Two weeks have passed since the Constitutional Court handed down a ruling on the fate of the Copyright and Performers’ Protection Amendment Bills – yet there has been no reaction from national government or Parliament.
The judgment came just a few days short of 20 months after the Presidency issued a media statement announcing President Cyril Ramaphosa’s decision to refer the ‘F’ versions of both Bills to the Constitutional Court for a ruling on specific clauses. The decision came seven months after the Bills were passed by Parliament and sent to the President for signature.
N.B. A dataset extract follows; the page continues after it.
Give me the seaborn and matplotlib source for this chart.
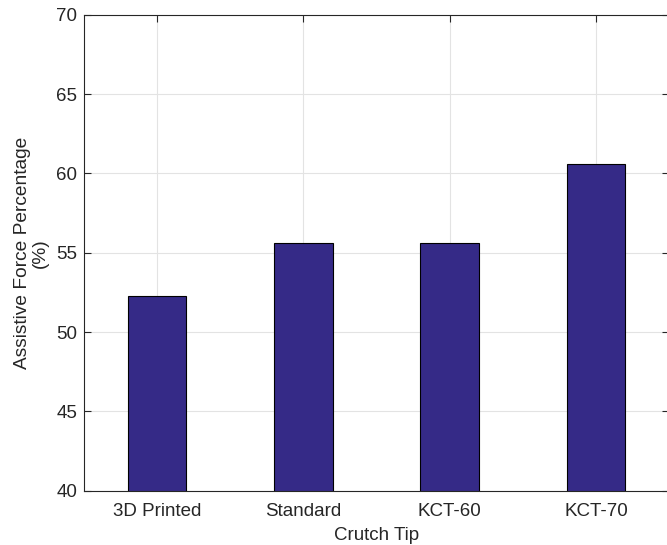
import matplotlib
matplotlib.use("Agg")
import matplotlib.pyplot as plt
import seaborn as sns
import pandas as pd

# Crutch tip types and the mean assistive force share for each
tips = ["3D Printed", "Standard", "KCT-60", "KCT-70"]
assist_pct = [52.27, 55.59, 55.63, 60.61]
y_ticks = [40, 45, 50, 55, 60, 65, 70]

df = pd.DataFrame({"tip": tips, "pct": assist_pct})

sns.set_theme(style="white")
plt.rcParams["font.family"] = ["Liberation Sans", "DejaVu Sans"]

W, H = 667, 545
fig = plt.figure(figsize=(W / 100, H / 100), dpi=100)
ax = fig.add_axes([84 / W, (H - 490.7) / H, (669 - 84) / W, (490.7 - 14.7) / H])

sns.barplot(data=df, x="tip", y="pct", order=tips, color="#352a87",
            saturation=1, edgecolor="black", linewidth=0.8, width=0.4, ax=ax)

ax.set_ylim(40, 70)
ax.set_xlim(-0.5, 3.5)
ax.set_yticks(y_ticks)
ax.set_axisbelow(True)
ax.grid(True, color="#e3e3e3", linewidth=0.8)

for s in ax.spines.values():
    s.set_visible(True)
    s.set_color("#262626")
    s.set_linewidth(0.8)

ax.tick_params(axis="both", direction="in", length=5, width=0.8, color="#262626",
               labelsize=13.5, labelcolor="#262626", top=True, right=True,
               bottom=True, left=True)
ax.tick_params(axis="y", pad=5)
ax.tick_params(axis="x", pad=9)

ax.set_xlabel("Crutch Tip", fontsize=13.5, color="#262626", labelpad=5)
ax.set_ylabel("Assistive Force Percentage\n(%)", fontsize=13.8, color="#262626",
              linespacing=1.1, labelpad=5)

fig.savefig("out.png", dpi=100)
It is customary for the national government department responsible for administering legislation affected by a Constitutional Court ruling to issue a brief media statement noting it. While such statements occasionally include a response to the ruling, more often than not a formal response is made only after the department concerned has thoroughly interrogated the ruling and its likely implications.
The 1978 Copyright Act and 1967 Performers’ Protection Act are administered by the Department of Trade, Industry & Competition – from whom the Constitutional Court ruling appears not to have elicited a peep.
The amendment Bills were developed by the National Assembly’s Trade & Industry Committee under the previous Parliament – in liaison with the department, whose tabled Bills were so deeply flawed they required a complete overhaul.
The Constitutional Court has ruled that – of the Copyright Amendment Bill clauses on which the President expressed reservations – only certain clause 18 provisions on ‘reproduction for educational and academic activities’ are unconstitutional. Inserting a new section 12D into the Act, 12D sub-sections (1) to (5) are the only provisions Parliament is now required to replace. According to the ruling, these provisions ‘constitute an arbitrary deprivation of property under section 25(1) of the Constitution and are unconstitutional’.
When the Bill is sent back to Parliament, the committees concerned will be required to deal only with these provisions – along with any in the Performers’ Protection Amendment Bill affected by them.
As a result, the mandatory parliamentary public participation process will be limited to those provisions.
At the time of writing, as stakeholders only the Congress of South African Trade Unions (COSATU), the South African Guild of Actors (SAGA) and the Geneva-based Centre on Knowledge Governance had issued formal statements on the ruling. Spoor & Fisher appear to have been the only law firm to comment.